● Required task: Print exactly the lines from the first one down to the line that contains "import seaborn as sns", both included, and skip the pictures.

● Records supplied:

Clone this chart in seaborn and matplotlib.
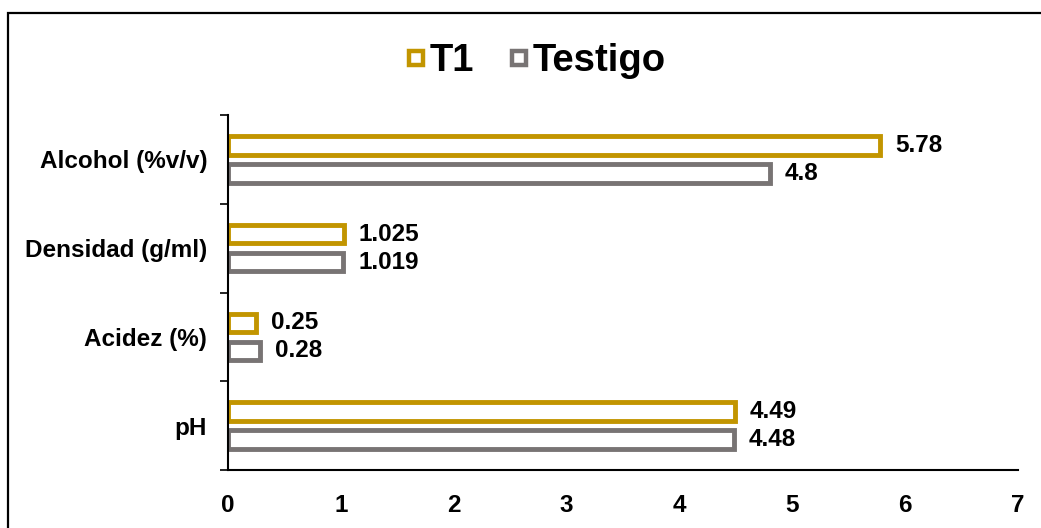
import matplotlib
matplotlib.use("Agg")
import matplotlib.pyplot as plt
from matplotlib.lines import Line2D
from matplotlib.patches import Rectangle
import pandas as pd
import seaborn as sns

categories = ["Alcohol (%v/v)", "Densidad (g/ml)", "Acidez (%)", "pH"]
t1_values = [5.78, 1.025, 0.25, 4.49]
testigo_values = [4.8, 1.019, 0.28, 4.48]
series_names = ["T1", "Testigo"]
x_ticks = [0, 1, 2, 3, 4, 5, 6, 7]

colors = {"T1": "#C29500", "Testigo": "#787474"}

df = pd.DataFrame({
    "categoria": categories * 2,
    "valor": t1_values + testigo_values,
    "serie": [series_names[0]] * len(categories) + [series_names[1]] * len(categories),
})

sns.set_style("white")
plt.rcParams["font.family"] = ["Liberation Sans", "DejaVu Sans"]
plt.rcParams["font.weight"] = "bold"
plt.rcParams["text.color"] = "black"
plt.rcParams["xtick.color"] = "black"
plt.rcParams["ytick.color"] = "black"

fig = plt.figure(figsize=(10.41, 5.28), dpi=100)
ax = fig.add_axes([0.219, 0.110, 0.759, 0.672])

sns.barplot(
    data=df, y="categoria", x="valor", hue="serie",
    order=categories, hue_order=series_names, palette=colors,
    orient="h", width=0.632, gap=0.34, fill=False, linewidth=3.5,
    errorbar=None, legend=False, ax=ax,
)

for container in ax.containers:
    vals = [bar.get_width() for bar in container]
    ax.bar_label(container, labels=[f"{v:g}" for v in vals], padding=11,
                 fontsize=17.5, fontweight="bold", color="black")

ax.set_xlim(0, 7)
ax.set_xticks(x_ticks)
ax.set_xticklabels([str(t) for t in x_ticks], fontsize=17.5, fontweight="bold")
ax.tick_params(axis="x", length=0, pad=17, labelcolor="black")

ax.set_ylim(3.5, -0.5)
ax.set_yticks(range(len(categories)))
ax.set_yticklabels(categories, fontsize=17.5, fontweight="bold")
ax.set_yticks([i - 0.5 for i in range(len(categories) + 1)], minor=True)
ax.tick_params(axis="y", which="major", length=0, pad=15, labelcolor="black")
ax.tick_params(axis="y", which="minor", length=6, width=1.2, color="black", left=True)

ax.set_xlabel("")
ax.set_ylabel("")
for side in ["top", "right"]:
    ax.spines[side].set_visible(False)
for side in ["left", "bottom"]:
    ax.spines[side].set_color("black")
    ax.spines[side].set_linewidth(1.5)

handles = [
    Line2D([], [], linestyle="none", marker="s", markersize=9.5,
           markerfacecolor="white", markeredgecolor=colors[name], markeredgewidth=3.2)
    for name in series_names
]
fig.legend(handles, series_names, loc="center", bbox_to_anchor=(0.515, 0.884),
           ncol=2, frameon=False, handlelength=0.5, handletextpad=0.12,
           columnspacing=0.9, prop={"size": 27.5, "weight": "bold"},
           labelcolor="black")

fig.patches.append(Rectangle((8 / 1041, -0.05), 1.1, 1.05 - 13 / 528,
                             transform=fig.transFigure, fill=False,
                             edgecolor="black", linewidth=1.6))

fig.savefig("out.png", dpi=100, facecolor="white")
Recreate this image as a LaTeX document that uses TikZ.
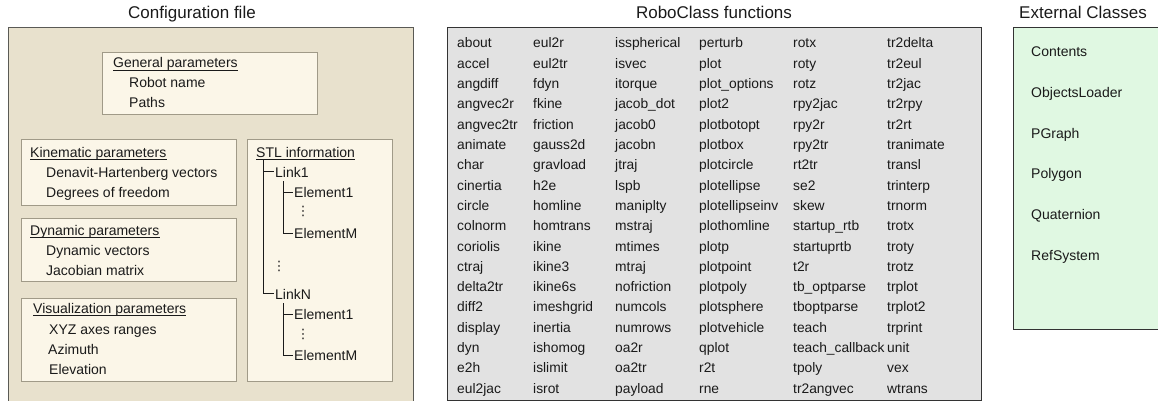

● Answer for this exercise:
Clone this chart in seaborn and matplotlib.
import matplotlib
matplotlib.use("Agg")
import matplotlib.pyplot as plt
from matplotlib.lines import Line2D
from matplotlib.patches import Rectangle
import pandas as pd
import seaborn as sns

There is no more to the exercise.